- [What to work on] The listing below begins with the first line you should copy; stop after the line containing "import plotly.graph_objects as go", and drop every picture.

+++ Extracted information

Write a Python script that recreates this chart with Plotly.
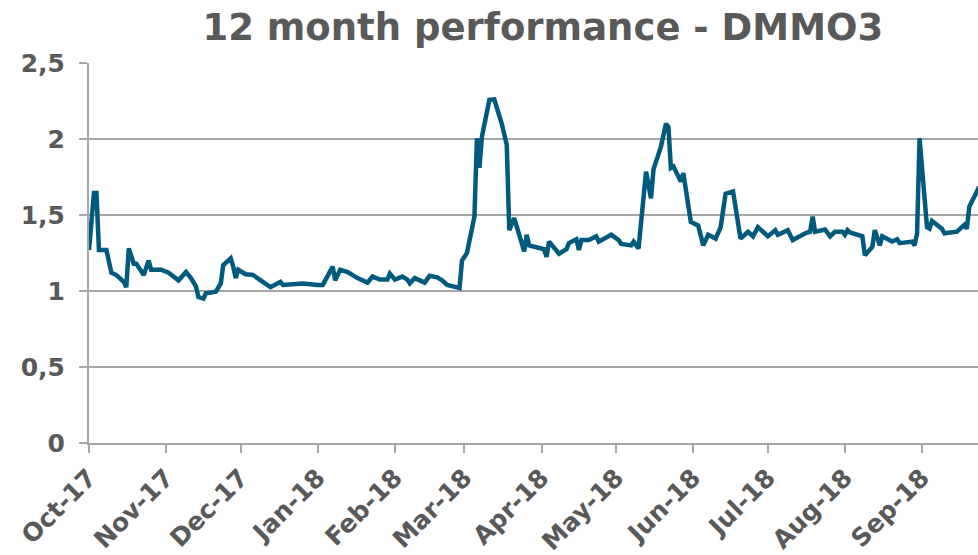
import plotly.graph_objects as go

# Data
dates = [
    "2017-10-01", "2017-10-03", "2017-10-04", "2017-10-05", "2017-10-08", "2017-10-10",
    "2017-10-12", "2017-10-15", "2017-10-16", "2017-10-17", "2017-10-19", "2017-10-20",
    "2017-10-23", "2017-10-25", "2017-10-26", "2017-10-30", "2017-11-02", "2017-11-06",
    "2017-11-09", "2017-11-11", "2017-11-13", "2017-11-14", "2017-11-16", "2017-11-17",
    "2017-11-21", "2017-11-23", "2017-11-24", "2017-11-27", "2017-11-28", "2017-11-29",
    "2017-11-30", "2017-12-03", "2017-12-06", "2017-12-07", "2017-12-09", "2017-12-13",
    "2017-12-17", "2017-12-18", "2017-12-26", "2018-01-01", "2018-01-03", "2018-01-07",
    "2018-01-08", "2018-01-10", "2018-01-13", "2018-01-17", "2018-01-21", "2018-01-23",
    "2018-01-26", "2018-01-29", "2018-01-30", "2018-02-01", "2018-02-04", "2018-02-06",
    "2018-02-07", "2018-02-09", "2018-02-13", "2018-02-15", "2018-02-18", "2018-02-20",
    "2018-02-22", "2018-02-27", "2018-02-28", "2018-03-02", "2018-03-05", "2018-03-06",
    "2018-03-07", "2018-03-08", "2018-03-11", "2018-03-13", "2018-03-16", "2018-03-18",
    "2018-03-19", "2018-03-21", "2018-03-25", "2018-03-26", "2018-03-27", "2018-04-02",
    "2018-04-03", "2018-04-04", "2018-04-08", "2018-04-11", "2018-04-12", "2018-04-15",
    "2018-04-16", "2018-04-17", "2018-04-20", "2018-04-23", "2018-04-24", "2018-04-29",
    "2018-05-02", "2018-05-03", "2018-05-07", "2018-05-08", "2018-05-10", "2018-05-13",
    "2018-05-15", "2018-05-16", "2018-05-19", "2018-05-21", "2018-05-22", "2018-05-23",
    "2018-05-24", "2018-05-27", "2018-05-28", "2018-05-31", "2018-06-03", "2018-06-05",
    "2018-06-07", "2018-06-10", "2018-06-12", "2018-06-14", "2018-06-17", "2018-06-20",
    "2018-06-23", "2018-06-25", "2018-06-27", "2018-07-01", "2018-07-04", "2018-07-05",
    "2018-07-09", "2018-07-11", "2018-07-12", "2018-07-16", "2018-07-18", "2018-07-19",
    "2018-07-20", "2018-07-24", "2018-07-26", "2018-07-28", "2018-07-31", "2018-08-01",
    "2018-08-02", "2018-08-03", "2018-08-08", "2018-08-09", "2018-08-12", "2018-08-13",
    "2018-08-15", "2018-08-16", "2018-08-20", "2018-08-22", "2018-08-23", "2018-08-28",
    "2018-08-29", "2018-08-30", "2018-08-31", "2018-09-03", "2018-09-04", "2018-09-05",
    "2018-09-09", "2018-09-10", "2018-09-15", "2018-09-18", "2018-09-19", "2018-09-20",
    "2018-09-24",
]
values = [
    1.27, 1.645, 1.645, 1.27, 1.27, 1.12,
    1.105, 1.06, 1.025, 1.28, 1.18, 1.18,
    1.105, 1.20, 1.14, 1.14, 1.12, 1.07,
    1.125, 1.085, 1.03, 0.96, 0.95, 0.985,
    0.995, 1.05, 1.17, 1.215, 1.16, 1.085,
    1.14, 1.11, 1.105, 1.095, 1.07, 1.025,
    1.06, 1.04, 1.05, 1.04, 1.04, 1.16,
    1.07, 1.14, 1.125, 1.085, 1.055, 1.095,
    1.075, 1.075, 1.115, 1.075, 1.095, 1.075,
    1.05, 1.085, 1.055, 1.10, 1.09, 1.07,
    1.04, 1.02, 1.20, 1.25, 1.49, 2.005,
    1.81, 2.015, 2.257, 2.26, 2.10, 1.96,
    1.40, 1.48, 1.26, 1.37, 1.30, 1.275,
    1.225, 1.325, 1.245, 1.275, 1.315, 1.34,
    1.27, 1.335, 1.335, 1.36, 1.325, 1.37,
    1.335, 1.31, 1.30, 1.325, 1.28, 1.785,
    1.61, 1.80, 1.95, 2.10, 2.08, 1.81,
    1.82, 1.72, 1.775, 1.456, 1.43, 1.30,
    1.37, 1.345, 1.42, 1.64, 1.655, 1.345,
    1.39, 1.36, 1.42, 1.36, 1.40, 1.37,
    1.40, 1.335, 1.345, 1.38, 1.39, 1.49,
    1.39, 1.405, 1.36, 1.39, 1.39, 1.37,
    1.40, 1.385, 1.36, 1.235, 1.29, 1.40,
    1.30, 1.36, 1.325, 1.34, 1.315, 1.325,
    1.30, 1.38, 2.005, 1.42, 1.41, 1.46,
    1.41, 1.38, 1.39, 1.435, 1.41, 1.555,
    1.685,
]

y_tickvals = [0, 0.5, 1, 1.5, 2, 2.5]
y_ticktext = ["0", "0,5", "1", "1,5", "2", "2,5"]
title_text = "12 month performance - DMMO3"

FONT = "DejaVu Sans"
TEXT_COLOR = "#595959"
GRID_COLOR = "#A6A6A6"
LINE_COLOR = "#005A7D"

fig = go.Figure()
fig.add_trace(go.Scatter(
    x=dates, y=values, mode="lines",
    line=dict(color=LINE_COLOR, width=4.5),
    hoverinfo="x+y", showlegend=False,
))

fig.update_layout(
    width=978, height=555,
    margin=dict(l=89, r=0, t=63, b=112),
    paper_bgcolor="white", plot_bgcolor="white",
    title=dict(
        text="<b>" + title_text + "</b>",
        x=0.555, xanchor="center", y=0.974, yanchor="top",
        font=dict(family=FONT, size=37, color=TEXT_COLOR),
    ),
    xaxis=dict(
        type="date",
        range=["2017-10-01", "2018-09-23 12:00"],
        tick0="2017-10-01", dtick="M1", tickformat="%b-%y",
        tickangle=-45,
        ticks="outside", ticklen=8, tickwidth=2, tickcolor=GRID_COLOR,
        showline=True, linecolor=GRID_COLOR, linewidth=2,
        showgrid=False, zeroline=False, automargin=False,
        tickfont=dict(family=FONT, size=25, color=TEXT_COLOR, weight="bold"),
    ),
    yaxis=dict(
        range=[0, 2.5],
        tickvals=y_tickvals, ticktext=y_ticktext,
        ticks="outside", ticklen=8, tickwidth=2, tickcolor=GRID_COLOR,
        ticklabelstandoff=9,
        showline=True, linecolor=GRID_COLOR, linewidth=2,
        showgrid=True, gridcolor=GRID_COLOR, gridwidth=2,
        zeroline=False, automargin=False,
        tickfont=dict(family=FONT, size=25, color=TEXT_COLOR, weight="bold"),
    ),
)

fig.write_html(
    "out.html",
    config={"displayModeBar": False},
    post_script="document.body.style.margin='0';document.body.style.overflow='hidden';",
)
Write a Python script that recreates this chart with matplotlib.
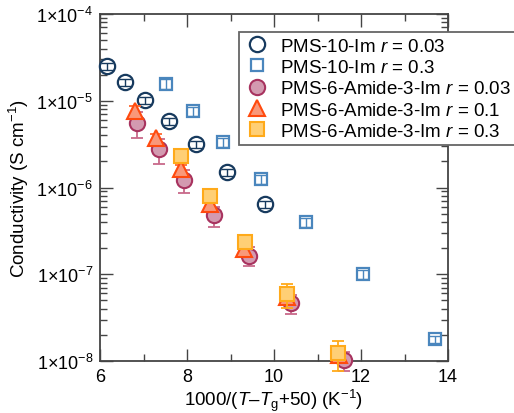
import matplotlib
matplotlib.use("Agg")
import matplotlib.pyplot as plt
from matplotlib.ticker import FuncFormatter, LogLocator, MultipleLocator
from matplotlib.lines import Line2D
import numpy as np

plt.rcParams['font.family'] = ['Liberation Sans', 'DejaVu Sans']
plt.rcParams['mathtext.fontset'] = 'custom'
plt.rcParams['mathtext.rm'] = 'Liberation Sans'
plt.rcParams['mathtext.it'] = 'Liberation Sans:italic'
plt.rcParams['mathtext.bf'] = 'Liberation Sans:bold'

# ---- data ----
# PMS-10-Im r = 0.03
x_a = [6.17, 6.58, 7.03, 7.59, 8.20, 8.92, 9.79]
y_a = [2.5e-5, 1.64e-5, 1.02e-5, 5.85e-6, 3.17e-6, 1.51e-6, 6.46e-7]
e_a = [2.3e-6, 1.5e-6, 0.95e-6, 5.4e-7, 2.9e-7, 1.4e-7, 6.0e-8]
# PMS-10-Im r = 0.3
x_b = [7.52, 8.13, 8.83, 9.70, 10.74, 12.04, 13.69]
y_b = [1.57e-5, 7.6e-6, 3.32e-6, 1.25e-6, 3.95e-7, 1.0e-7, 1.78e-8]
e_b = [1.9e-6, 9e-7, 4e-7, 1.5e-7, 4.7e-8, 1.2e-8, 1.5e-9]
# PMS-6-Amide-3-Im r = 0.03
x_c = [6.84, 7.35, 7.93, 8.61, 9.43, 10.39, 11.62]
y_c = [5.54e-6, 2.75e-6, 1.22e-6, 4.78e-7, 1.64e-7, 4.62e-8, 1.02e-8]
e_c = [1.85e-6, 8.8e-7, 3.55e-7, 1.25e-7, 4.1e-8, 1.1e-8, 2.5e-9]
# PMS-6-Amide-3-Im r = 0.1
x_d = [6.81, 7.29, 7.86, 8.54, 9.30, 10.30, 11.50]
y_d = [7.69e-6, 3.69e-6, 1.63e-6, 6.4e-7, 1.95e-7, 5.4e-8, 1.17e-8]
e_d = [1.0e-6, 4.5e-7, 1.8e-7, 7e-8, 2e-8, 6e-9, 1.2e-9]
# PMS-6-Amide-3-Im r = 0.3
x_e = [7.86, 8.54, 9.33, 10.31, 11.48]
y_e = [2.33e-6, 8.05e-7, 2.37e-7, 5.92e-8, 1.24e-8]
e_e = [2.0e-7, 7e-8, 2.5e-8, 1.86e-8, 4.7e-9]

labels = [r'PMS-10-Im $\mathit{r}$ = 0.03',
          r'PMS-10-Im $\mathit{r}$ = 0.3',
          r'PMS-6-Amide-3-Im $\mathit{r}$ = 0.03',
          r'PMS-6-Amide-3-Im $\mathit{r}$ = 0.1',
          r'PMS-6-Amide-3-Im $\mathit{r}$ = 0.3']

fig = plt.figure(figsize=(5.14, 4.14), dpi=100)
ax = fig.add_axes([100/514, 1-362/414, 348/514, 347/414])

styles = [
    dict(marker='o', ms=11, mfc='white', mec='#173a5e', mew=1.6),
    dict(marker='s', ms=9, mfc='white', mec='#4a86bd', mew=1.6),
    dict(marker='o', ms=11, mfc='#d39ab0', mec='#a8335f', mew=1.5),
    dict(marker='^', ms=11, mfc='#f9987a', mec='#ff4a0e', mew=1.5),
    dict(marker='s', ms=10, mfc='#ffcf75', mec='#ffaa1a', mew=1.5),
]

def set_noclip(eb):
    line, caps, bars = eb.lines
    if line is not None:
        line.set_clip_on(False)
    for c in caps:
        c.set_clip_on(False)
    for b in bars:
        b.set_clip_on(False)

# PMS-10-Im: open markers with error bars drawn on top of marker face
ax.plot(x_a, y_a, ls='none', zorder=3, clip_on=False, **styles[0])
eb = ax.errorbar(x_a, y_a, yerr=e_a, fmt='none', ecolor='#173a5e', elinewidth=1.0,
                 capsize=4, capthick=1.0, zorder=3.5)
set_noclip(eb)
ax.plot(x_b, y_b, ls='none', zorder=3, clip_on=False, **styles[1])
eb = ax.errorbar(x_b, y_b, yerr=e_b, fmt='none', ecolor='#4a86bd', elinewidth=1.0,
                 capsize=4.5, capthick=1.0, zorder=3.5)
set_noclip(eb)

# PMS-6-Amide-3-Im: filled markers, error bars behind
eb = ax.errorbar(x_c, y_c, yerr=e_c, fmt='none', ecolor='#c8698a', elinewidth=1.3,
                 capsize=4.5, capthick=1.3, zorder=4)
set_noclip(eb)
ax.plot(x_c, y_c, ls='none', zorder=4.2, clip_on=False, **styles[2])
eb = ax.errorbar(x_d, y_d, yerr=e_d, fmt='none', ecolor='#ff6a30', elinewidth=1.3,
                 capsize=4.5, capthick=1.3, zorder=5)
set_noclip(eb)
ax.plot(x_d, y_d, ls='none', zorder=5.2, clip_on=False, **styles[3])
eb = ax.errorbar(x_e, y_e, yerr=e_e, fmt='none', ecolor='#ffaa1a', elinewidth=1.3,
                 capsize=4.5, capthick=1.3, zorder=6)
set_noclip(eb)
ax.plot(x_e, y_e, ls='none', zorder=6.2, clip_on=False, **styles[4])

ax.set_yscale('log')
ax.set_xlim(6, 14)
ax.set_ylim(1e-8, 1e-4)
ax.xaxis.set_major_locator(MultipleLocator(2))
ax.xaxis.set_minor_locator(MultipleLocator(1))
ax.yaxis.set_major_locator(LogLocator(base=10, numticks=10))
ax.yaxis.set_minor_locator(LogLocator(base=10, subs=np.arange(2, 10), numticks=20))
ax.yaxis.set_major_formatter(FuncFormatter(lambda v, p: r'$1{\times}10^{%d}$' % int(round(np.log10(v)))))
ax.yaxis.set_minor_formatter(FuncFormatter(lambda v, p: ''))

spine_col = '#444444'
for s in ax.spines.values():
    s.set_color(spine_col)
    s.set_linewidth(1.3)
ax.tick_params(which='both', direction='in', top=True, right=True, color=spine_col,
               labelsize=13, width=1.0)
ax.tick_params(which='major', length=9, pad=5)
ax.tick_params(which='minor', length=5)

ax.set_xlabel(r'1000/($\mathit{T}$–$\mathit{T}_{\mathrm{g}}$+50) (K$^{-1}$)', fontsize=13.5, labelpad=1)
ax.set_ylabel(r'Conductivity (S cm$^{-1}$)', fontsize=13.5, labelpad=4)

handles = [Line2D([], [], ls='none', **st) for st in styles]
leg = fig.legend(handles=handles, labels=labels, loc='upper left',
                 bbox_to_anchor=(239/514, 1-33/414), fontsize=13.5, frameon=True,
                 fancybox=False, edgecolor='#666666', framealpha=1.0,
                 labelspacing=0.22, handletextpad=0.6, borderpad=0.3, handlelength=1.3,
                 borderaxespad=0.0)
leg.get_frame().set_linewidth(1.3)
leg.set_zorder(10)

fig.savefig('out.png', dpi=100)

++++++

- [Response]
Write a Python script that recreates this chart with Plotly.
import plotly.graph_objects as go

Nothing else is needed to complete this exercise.